К автору у меня только один вопрос: за каким плинтусом это похоронить? Я даже не спрашиваю, какого икса отечественные зрители год за годом должны смотреть чернуху про алкашей с худыми руками, про сопящих школьниц и их педофилов. Я не спрашиваю, почему отечественное «кино» это либо однообразная чернуха, либо плохо перелицованная западная кинопродукция. Я не спрашиваю, за каким *** нас из года в год насильно пытаются накормить одним и тем же виноградом от дяди Саши. Есть Линч – он стильный, ламповый, а есть нестильные и неламповые отечественные фильмы про утырков и какстрашножить. Героиня этой книги – ни разу не Лора Палмер, а одна из. Потому что не важно, про что там, главное – как снято. Что такого особенного, берущего за душу в этой истории, я не знаю. Возможно, проблема в стиле изложения, в эстетике, в недостатке концептуальности.
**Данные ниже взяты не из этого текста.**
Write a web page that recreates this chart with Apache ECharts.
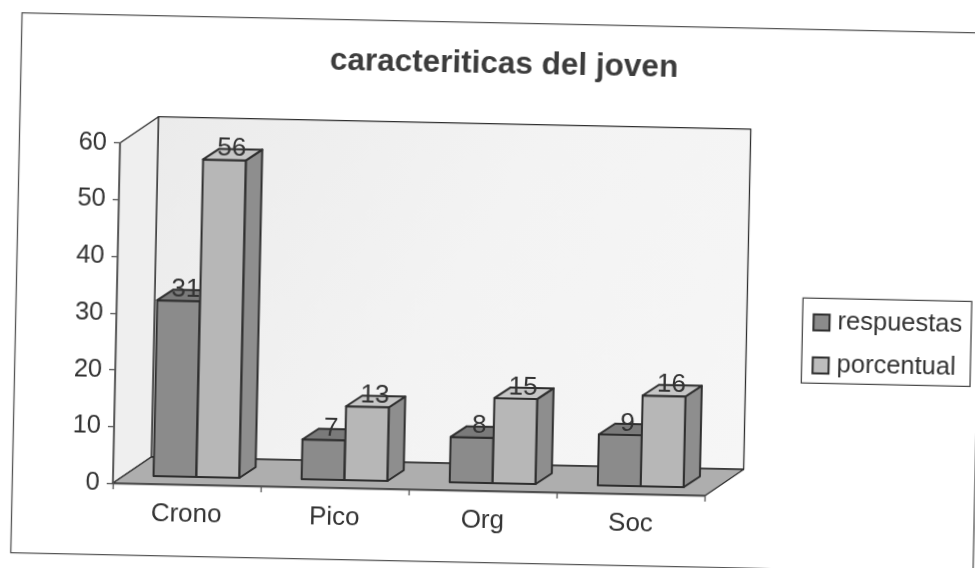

Хотя нет. Могу совершенно точно сказать, что мемуары педофила Д.В. Кузнецова в свое время мне было читать гораздо интереснее. И там не было никакой любви к маме, одни слюни по поводу того, как автор хочет мальчишку. И написано это было пафосно и коряво. Черт его знает. Возможно, дело в том, что отечественные сценаристы в принципе не любят и не уважают своих зрителей. Пишут вполсилы либо льют сопли так, что от них тошнит. Могут обозначить проблему, но не могут заставить вас сопереживать. Взаимоотношения матери и дочери не поднимаются на общечеловеческий уровень. «Из ничего не выйдет ничего», из чернухи не выйдет ничего, кроме самой чернухи. Вы не переживете катарсис от ворчания Наташиной мамы.

Но если вам, дорогие читатели, не хватает тесного душевного общения с соседкой или вы живете в другой стране и не имеете возможности упиваться отечественным «остросоциальным» кино, эта книга – для вас.